De l’avis du Juge, donc, le travailleur aurait pu avoir droit uniquement au versement de l’indemnité minimum de 4 mois de son dernier salaire de référence pour le calcul des indemnités de départ. Malgré cela, toujours selon le Juge, il faut tenir compte de la décision de la Cour Constitutionnelle.
Compte tenu de tout ce qui vient d’être énoncé ci-dessus, le Juge conclut ainsi « bien que conscient que les normes déclarées inconstitutionnelles ne peuvent trouver application au lendemain de la publication de la décision (art. 30 3e alinéa de la loi 87/1953, conformément à l’art. 136 1er alinéa de la Constitution), et que cette publication n’a pas encore eu lieu, il est estimé nécessaire d’interpréter de manière conforme aux dispositions de la Constitution l’art. 3, 1er alinéa, encore en vigueur (probablement pendant quelques jours seulement), fixant l’indemnité revenant au travailleur injustement licencié à un minimum de 4 et un maximum de 24 mois, sur la base des critères déjà énoncés par l’art. 18, 5e alinéa, du Statut des Travailleurs, à son tour cité à l’art. 18, 7e alinéa, à savoir « en rapport avec l’ancienneté du travailleur et compte tenu du nombre de salariés, des dimensions de l’activité économique, du comportement et des conditions des parties ».

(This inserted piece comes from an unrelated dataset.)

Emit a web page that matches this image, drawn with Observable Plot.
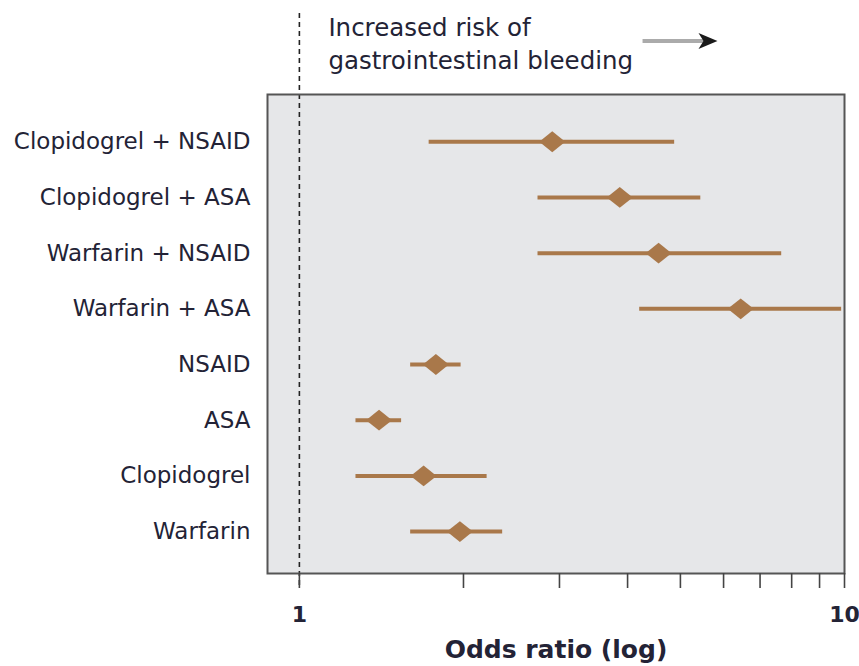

En fixant à 12 mois l’indemnité compensatoire due au travailleur, le Juge a considéré, au-delà du critère de son ancienneté de service, des critères comme (i) la considérable gravité de l’omission de procédure (dans le cadre d’un licenciement collectif), (ii) le faible nombre de salariés employés par la société et (iii) les dimensions de son activité économique.